Ao lado da poesia, as suas crónicas no "Jornal do Brasil", onde começou a trabalhar em 1969, são devoradas. Nos anos 70, continua a publicar à velocidade de cometa - ele mesmo é um cometa da maior grandeza, para lembrar a arte de que fala Herberto Helder - e a receber mas também a recusar prémios. Em 1982, completa 80 anos. Quatro anos depois muda para a Record, que edita a sua obra até hoje, e sai do "JB" com a crónica "Ciao"!
Em 1986, ano em que edita "Tempo Vida, Poesia", sofre um enfarte e fica internado 12 dias. A sua filha Maria Julieta, também ela escritora, morre a 5 de Agosto de 1987, vítima de cancro: "E assim vai-se indo a família Drummond de Andrade", comenta o poeta. A 17 de Agosto é a sua vez de deixar o mundo das letras universais - e não só brasileiras - mais pobre.
Até hoje, Drummond continua a ser celebrado. Sobre o homem, como diz Arnaldo Saraiva, era "austero, rigoroso, um homem superior não só pela poesia, também pelo carácter muito forte como o do seu pai. Embora se sentisse melhor no diálogo pela escrita do que em presença. Ele evidenciava facetas de mineiro mas escapa até fisicamente - branco por todo os lados - ao modelo do brasileiro típico, que aliás não existe."
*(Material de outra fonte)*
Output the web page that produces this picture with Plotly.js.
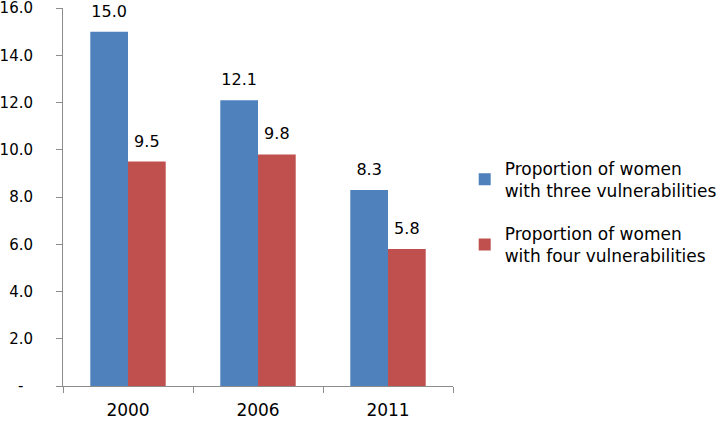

Sobre a sua poesia concorda com outro grande das letras brasileiras - Murillo Mendes: "manualizou-se (numa referência a Bandeira). "Mas podemos dizer que se drummantizou e não só a poesia brasileira, a portuguesa também." Na hora do centenário do seu nascimento, na hora do "Balanço", num poema seu escrevia: "A incerteza de tudo/na certeza de nada."
Nada? Não! Ser e poesia. Retornemos aos versos iniciais do poema "Eterno", de 1961: "E como ficou chato ser moderno./ Agora vou ser eterno". A rigor, porém, a eternidade não surge como estágio subsequente à modernidade: a condição para atingir o eterno é ser 'continuamente' moderno. E Drummond é - fala do seu tempo ("O presente é tão grande, não nos afastemos") , mas num discurso que, ao ultrapassá-lo, se torna potencialmente contemporâneo daquilo que ainda está por vir: "Ó vida futura! nós te criaremos".